Galoot wrote:excellent teacher training--only about 1 in 10 applicants to the teacher training programs (there are two of them) get admitted.
I've read several of Diane Ravitch's (the article author) books and many of her articles over the years. I agree with her on a lot, disagree with her on a lot (testing for example) but certainly have a great deal of respect for her. She has long been a critic, as I am, of the way teachers are trained in the US. She is generally not a fan of ed schools though perhaps not as extremist as I am. She is a believer that teachers should go through regular academic programs. A history teacher should have a regular degree in history, for example. This is the exception in the US.

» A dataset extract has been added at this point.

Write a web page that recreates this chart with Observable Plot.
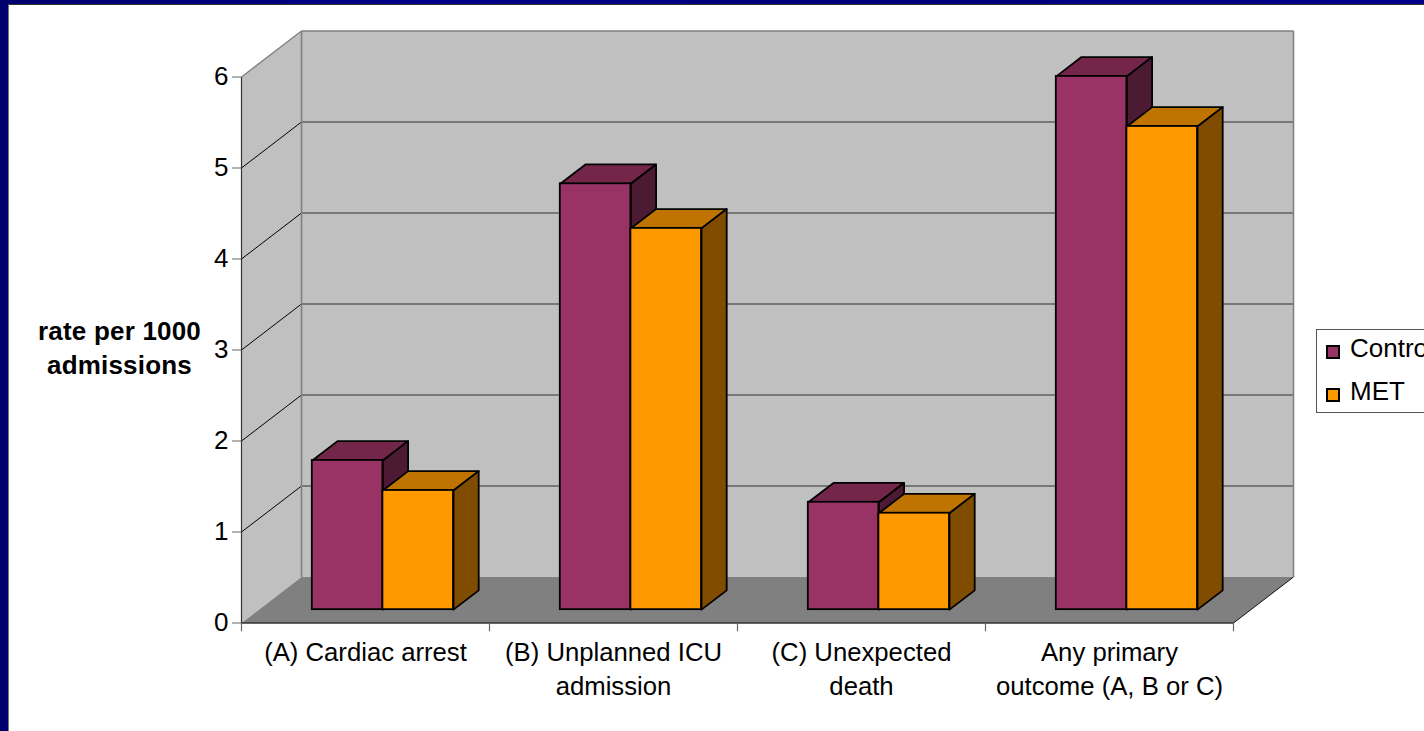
<!DOCTYPE html>
<html>
<head>
<meta charset="utf-8">
<script src="https://cdn.jsdelivr.net/npm/d3@7"></script>
<script src="https://cdn.jsdelivr.net/npm/@observablehq/plot@0.6"></script>
<style>
  html, body { margin: 0; padding: 0; width: 1424px; height: 731px; overflow: hidden; background: #000080; }
  #slide { position: relative; width: 1424px; height: 731px; overflow: hidden;
           background: linear-gradient(90deg, #00006e, #000088 30%, #00007a 60%, #00008a); }
  #panel { position: absolute; left: 8px; top: 4px; right: 0; bottom: 0; background: #fff;
           border-left: 1px solid #777; border-top: 1px solid #333; }
  #slide svg { position: absolute; left: 0; top: 0; background: transparent; }
  #legend { position: absolute; left: 1316px; top: 329px; width: 140px; height: 84px; box-sizing: border-box;
            background: #fff; border: 1px solid #555; font: 26px/30px "Liberation Sans", Arial, sans-serif; color: #000; }
  #legend div { position: absolute; left: 33px; white-space: nowrap; }
  #legend i { position: absolute; left: 9px; width: 10px; height: 10px; border: 2px solid #000; }
  .axis-title { letter-spacing: 0.2px; }
</style>
</head>
<body>
<div id="slide">
  <div id="panel"></div>
  <div id="chart"></div>
  <div id="legend"></div>
</div>
<script>
// Rate per 1000 admissions for each outcome and study arm
const categories = ["(A) Cardiac arrest", "(B) Unplanned ICU\nadmission", "(C) Unexpected\ndeath", "Any primary\noutcome (A, B or C)"];
const control = [1.64, 4.68, 1.18, 5.86];
const met = [1.31, 4.19, 1.06, 5.31];
const yTicks = [0, 1, 2, 3, 4, 5, 6];
const seriesNames = ["Control", "MET"];

// Shades for the front, top and side of each series' columns
const controlShades = {front: "#993366", top: "#732649", side: "#4d1a33"};
const metShades = {front: "#ff9900", top: "#bf7300", side: "#804d00"};

// Oblique projection: a point at depth d (0 front, 1 back) shifts right and up in data units
const shiftX = 60 / 248, shiftY = 46 / 91;
const X = (c, d) => c + d * shiftX;
const Y = (v, d) => v + d * shiftY;
const nearD = 0.29, farD = 0.71;
const barW = 70.6 / 248;

// A closed face through the given [category, value, depth] corners
function face(id, fill, corners) {
  const pts = [...corners, corners[0]];
  return pts.map(([c, v, d]) => ({id, fill, x: X(c, d), y: Y(v, d)}));
}

const walls = [
  ...face("left", "#c0c0c0", [[0, 0, 0], [0, 6, 0], [0, 6, 1], [0, 0, 1]]),
  ...face("back", "#c0c0c0", [[0, 0, 1], [0, 6, 1], [4, 6, 1], [4, 0, 1]]),
  ...face("floor", "#808080", [[0, 0, 0], [4, 0, 0], [4, 0, 1], [0, 0, 1]])
];

const bars = [];
const faces = [];
[[control, controlShades, -1], [met, metShades, 0]].forEach(([values, shades, offset], s) => {
  values.forEach((v, i) => {
    const c0 = i + 0.5 + offset * barW;
    const c1 = c0 + barW;
    bars.push({x1: X(c0, nearD), x2: X(c1, nearD), y1: Y(0, nearD), y2: Y(v, nearD), fill: shades.front});
    faces.push(...face(`top-${s}-${i}`, shades.top, [[c0, v, nearD], [c1, v, nearD], [c1, v, farD], [c0, v, farD]]));
    faces.push(...face(`side-${s}-${i}`, shades.side, [[c1, 0, nearD], [c1, v, nearD], [c1, v, farD], [c1, 0, farD]]));
  });
});

const gridValues = yTicks.filter(v => v > 0 && v < 6);
const labelRows = categories.map((label, i) => ({label, x: i + 0.5}));

const chart = Plot.plot({
  width: 1424,
  height: 731,
  marginLeft: 241,
  marginRight: 191,
  marginTop: 76.5,
  marginBottom: 108.5,
  style: {background: "transparent", fontFamily: "'Liberation Sans', Arial, sans-serif", overflow: "visible"},
  x: {domain: [0, 4], axis: null},
  y: {domain: [0, 6], axis: null},
  marks: [
    // Walls and floor of the chart box
    Plot.line(walls, {x: "x", y: "y", z: "id", fill: "fill", stroke: "none", curve: "linear"}),

    // Back-wall gridlines and their continuation across the left wall
    Plot.link(gridValues, {x1: X(0, 1), x2: X(4, 1), y1: v => Y(v, 1), y2: v => Y(v, 1), stroke: "#606060", strokeWidth: 1.6}),
    Plot.link(gridValues, {x1: X(0, 0), x2: X(0, 1), y1: v => Y(v, 0), y2: v => Y(v, 1), stroke: "#000", strokeWidth: 1}),

    // Box edges
    Plot.link([0], {x1: X(0, 1), x2: X(0, 1), y1: Y(0, 1), y2: Y(6, 1), stroke: "#808080", strokeWidth: 1.6}),
    Plot.link([0], {x1: X(4, 1), x2: X(4, 1), y1: Y(0, 1), y2: Y(6, 1), stroke: "#808080", strokeWidth: 1.6}),
    Plot.link([0], {x1: X(0, 1), x2: X(4, 1), y1: Y(6, 1), y2: Y(6, 1), stroke: "#808080", strokeWidth: 1.6}),
    Plot.link([0], {x1: X(0, 0), x2: X(0, 1), y1: Y(6, 0), y2: Y(6, 1), stroke: "#808080", strokeWidth: 1.4}),
    Plot.link([0], {x1: X(0, 0), x2: X(0, 0), y1: 0, y2: 6, stroke: "#333", strokeWidth: 1.2}),
    Plot.link([0], {x1: 0, x2: 4, y1: 0, y2: 0, stroke: "#333", strokeWidth: 1.6}),
    Plot.link([0], {x1: X(4, 0), x2: X(4, 1), y1: Y(0, 0), y2: Y(0, 1), stroke: "#111", strokeWidth: 1}),

    // Column tops and sides, then the front faces
    Plot.line(faces, {x: "x", y: "y", z: "id", fill: "fill", stroke: "#000", strokeWidth: 1.8, strokeLinejoin: "round", curve: "linear"}),
    Plot.rect(bars, {x1: "x1", x2: "x2", y1: "y1", y2: "y2", fill: "fill", stroke: "#000", strokeWidth: 1.8}),

    // Axes
    Plot.axisY({ticks: yTicks, tickSize: 9, tickPadding: 4, fontSize: 26, stroke: "#666", label: null, tickFormat: d3.format("d"), fill: "#000"}),
    Plot.link([0, 1, 2, 3, 4], {x1: d => d, x2: d => d, y1: 0, y2: -0.09, stroke: "#666", strokeWidth: 1.2}),
    Plot.text(labelRows, {x: "x", y: 0, text: "label", lineAnchor: "top", dy: 14, lineHeight: 1.31, fontSize: 25.7, fill: "#000"}),

    // Value-axis title
    Plot.text(["rate per 1000\nadmissions"], {x: 0, y: 3, dx: -122, dy: -4, text: d => d, textAnchor: "middle", lineHeight: 1.31, fontSize: 26, fontWeight: "bold", fill: "#000", className: "axis-title"})
  ]
});
document.getElementById("chart").append(chart);

// Series key beside the plot
const legend = document.getElementById("legend");
[controlShades.front, metShades.front].forEach((color, i) => {
  const swatch = document.createElement("i");
  swatch.style.background = color;
  swatch.style.top = (15 + i * 43) + "px";
  legend.append(swatch);
  const name = document.createElement("div");
  name.textContent = seriesNames[i];
  name.style.top = (3 + i * 43) + "px";
  legend.append(name);
});
</script>
</body>
</html>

So how do the Finns train their teachers? I think you omitted the most important part. From the article:
"admission to these elite teacher education programs is highly competitive: only one of every ten applicants is accepted. There are no alternative ways to earn a teaching license. Those who are accepted have already taken required high school courses in physics, chemistry, philosophy, music, and at least two foreign languages. Future teachers have a strong academic education for three years, then enter a two-year master’s degree program. Subject-matter teachers earn their master’s degree from the university’s academic departments, not—in contrast to the US—the department of teacher education, or in special schools for teacher education."
The main thing I learned in ed school is that, given how we train teachers, it is a miracle that our schools are not even worse than they are.
BTW: My kids went to Catholic school. Some of their teachers may have had govt teaching licenses. I suspect that many did not. It was not a requirement by the school. Competence was.
Many years ago they told the govt that, as a church sponsored school, they were not subject to govt interference with curriculum, teacher qualifications and so on. They might have lost in a legal battle but the govt never wanted to take on the politics of a legal battle.
They do comply with all physical requirements, fire, sanitation, health, building codes etc.
The only nuns teaching in the school were in religion classes.